Warren still thinks “There should be some Republicans and some Democrats,” with Republicans “providing some healthy opposition.” The consistent principle of her quest it to look for “people who best supported markets.” I’m not sure about Occupy Wall Street, but that’s Elizabeth Warren’s “intellectual foundation.” It’s in the Clintonite Democratic Party that she found a home for promoting that, and herself, politically.

Elizabeth Warren’s other important qualification is her full-on embrace of imperialism and Zionism.  As Dave Swanson says, She’s “perfectly fine with the wars but wants the bankers to help pay for them.” 

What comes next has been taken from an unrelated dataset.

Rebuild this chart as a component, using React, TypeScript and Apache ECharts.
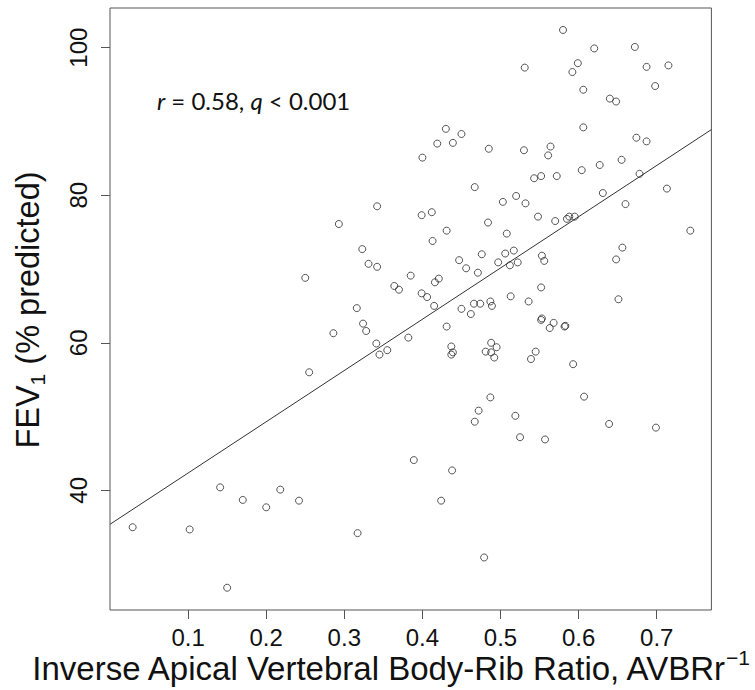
import React, { useEffect, useRef } from "react";
import * as echarts from "echarts";

// Inverse apical vertebral body-rib ratio (x) and FEV1 % predicted (y)
const avbrInv = [
  0.029, 0.102, 0.141, 0.170, 0.200, 0.218, 0.242, 0.150, 0.255, 0.317,
  0.250, 0.293, 0.286, 0.316, 0.323, 0.324, 0.328, 0.331, 0.342, 0.342,
  0.341, 0.355, 0.345, 0.364, 0.370, 0.382, 0.385, 0.389, 0.399, 0.406,
  0.399, 0.412, 0.400, 0.419, 0.430, 0.439, 0.450, 0.485, 0.467, 0.413,
  0.431, 0.484, 0.476, 0.447, 0.456, 0.471, 0.497, 0.421, 0.416, 0.415,
  0.450, 0.462, 0.466, 0.474, 0.487, 0.489, 0.431, 0.437, 0.439, 0.437,
  0.488, 0.495, 0.481, 0.488, 0.492, 0.487, 0.472, 0.467, 0.438, 0.424,
  0.479,
  0.580, 0.620, 0.672, 0.531, 0.599, 0.592, 0.687, 0.715, 0.698, 0.606,
  0.640, 0.648, 0.606, 0.674, 0.687, 0.530, 0.564, 0.561, 0.655, 0.627,
  0.604, 0.678, 0.543, 0.552, 0.572, 0.713, 0.631, 0.520, 0.503, 0.532,
  0.660, 0.548, 0.570, 0.585, 0.588, 0.595, 0.743, 0.508, 0.656, 0.648,
  0.506, 0.517, 0.512, 0.522, 0.553, 0.556, 0.552, 0.513, 0.536, 0.651,
  0.552, 0.553, 0.568, 0.563, 0.582, 0.583, 0.545, 0.539, 0.593, 0.607,
  0.519, 0.525, 0.557, 0.639, 0.699,
];
const fevPct = [
  35.0, 34.7, 40.4, 38.7, 37.7, 40.1, 38.6, 26.8, 56.0, 34.2,
  68.8, 76.1, 61.3, 64.7, 72.7, 62.6, 61.6, 70.7, 78.5, 70.3,
  59.9, 59.0, 58.4, 67.7, 67.2, 60.7, 69.1, 44.1, 66.7, 66.2,
  77.3, 77.7, 85.1, 87.0, 89.0, 87.1, 88.3, 86.3, 81.1, 73.8,
  75.2, 76.3, 72.0, 71.2, 70.1, 69.5, 70.9, 68.7, 68.2, 65.0,
  64.6, 63.9, 65.3, 65.3, 65.6, 65.0, 62.2, 59.5, 58.7, 58.4,
  60.0, 59.4, 58.8, 58.7, 58.0, 52.6, 50.8, 49.3, 42.7, 38.6,
  30.9,
  102.4, 99.9, 100.1, 97.3, 97.9, 96.7, 97.4, 97.6, 94.8, 94.3,
  93.1, 92.7, 89.2, 87.8, 87.3, 86.1, 86.6, 85.4, 84.8, 84.1,
  83.4, 82.9, 82.3, 82.6, 82.6, 80.9, 80.3, 79.9, 79.1, 78.9,
  78.8, 77.1, 76.5, 76.8, 77.1, 77.1, 75.2, 74.8, 72.9, 71.3,
  72.1, 72.5, 70.5, 70.9, 71.8, 71.1, 67.5, 66.3, 65.6, 65.9,
  63.1, 63.3, 62.7, 62.0, 62.2, 62.3, 58.8, 57.8, 57.1, 52.7,
  50.1, 47.2, 46.9, 49.0, 48.5,
];

// Fitted regression line endpoints
const fitX = [0.0, 0.77];
const fitY = [35.4, 88.9];

const xTicks = [0.1, 0.2, 0.3, 0.4, 0.5, 0.6, 0.7];
const yTicks = [40, 60, 80, 100];

const annotation = { r: "0.58", q: "0.001" };

export default function App() {
  const ref = useRef<HTMLDivElement>(null);

  useEffect(() => {
    document.body.style.margin = "0";
    const chart = echarts.init(ref.current!, null, { renderer: "svg" });
    const points = avbrInv.map((x, i) => [x, fevPct[i]]);
    const fit = fitX.map((x, i) => [x, fitY[i]]);
    const axisColor = "#555";
    chart.setOption({
      animation: false,
      backgroundColor: "#fff",
      grid: {
        left: 110,
        top: 8,
        right: 43.6,
        bottom: 80,
        show: true,
        borderColor: axisColor,
        borderWidth: 1,
        backgroundColor: "transparent",
      },
      xAxis: {
        type: "value",
        min: 0,
        max: 0.77,
        splitLine: { show: false },
        axisLine: { show: false },
        axisTick: {
          show: true,
          customValues: xTicks,
          length: 9,
          lineStyle: { color: axisColor, width: 1 },
        },
        axisLabel: {
          customValues: xTicks,
          formatter: (v: number) => v.toFixed(1),
          margin: 15,
          fontFamily: "Liberation Sans",
          fontSize: 24,
          lineHeight: 24,
          color: "#111",
        },
      },
      yAxis: {
        type: "value",
        min: 23.78,
        max: 105.38,
        splitLine: { show: false },
        axisLine: { show: false },
        axisTick: {
          show: true,
          customValues: yTicks,
          length: 9,
          lineStyle: { color: axisColor, width: 1 },
        },
        axisLabel: {
          customValues: yTicks,
          formatter: (v: number) => String(v),
          rotate: 90,
          margin: 20,
          fontFamily: "Liberation Sans",
          fontSize: 24,
          color: "#111",
        },
      },
      series: [
        {
          type: "line",
          data: fit,
          symbol: "none",
          lineStyle: { color: "#333", width: 1 },
          silent: true,
          z: 1,
        },
        {
          type: "scatter",
          data: points,
          symbol: "circle",
          symbolSize: 7,
          itemStyle: {
            color: "rgba(0,0,0,0)",
            borderColor: "#2a2a2a",
            borderWidth: 1,
          },
          z: 2,
        },
      ],
      graphic: [
        {
          type: "text",
          x: 157,
          y: 100,
          style: {
            text: `{i|r}{n| = ${annotation.r}, }{i|q}{n| < ${annotation.q}}`,
            align: "left",
            verticalAlign: "middle",
            rich: {
              i: { fontFamily: "Lato", fontStyle: "italic", fontSize: 24, fill: "#111" },
              n: { fontFamily: "Lato", fontSize: 24, fill: "#111" },
            },
          },
        },
        {
          type: "text",
          x: 725,
          y: 668,
          style: {
            text: "Inverse Apical Vertebral Body-Rib Ratio, AVBRr",
            align: "right",
            verticalAlign: "middle",
            fontFamily: "Liberation Sans",
            fontSize: 33,
            fill: "#111",
          },
        },
        {
          type: "text",
          x: 726,
          y: 657,
          style: {
            text: "−1",
            align: "left",
            verticalAlign: "middle",
            fontFamily: "Liberation Sans",
            fontSize: 21,
            fill: "#111",
          },
        },
        {
          type: "text",
          x: 28,
          y: 310,
          rotation: Math.PI / 2,
          style: {
            text: "{a|FEV}{s|1}{a| (% predicted)}",
            align: "center",
            verticalAlign: "middle",
            rich: {
              a: { fontFamily: "Liberation Sans", fontSize: 32.5, fill: "#111" },
              s: { fontFamily: "Liberation Sans", fontSize: 21, fill: "#111", padding: [18, 0, 0, 0] },
            },
          },
        },
      ],
    });
    return () => chart.dispose();
  }, []);

  return <div ref={ref} style={{ width: 755, height: 690 }} />;
}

Then again, this is consistent with a strain of “left” populism that’s OK with ignoring—until they become refugees—those millions of people in societies destroyed by American and its allies and proxies throughout the Middle East—a “progressivism” that doesn’t want to think too much about the ongoing wars in Afghanistan, Iraq, Libya, and Syria, or about the ongoing aggression and apartheid imposed on millions of Palestinians, or about “kill lists.” We don’t have to talk about all that nasty, complicated stuff, if shutting up gets us a $15 minimum wage. Progressive Except Imperialism. Not nasty old white-man Republican imperialism, of course; shiny new equal-opportunity, single-payer imperialism.

Wait: Progressive populist domestic policies, rationalizing without overturning capitalism, benign indifference at best to American exceptionalism…maybe a bit like Bernie, after all. Hillary-lite, Bernie-heavy.

Bottom line: Bernie would have achieved, in less than a year, some major reform that had eluded progressive forces for decades. As it did in response to every successful reform effort, the ruling class would have paid a price. It will be a price the plutocracy considered necessary for keeping its deadly grip on the American political process, thereby preserving its options for recovering any loss, and then some, down the road.

Whatever. Unlikely to happen. Just a “What if?”

It’s almost certain that Hillary Clinton will be the nominee of the Democratic Party and the next President of the United States. But if, perchance, she gets derailed by a deus ex machina like the FBI, you can bet that the Democratic Party will have a Plan B, and it won’t be Bernie Sanders. It will be an attempt to stop Bernie Sanders. Perhaps it is just a coincidence that a Joe Biden-Elizabeth Warren ticket gets mentioned in the national press the day after Hillary’s Chief of Staff walks out of an FBI interrogation. Or is someone floating a balloon?

Would Bernie ever bite?  Maybe not, but if the day comes, it’s some dish like this that the Democratic Party will try to serve.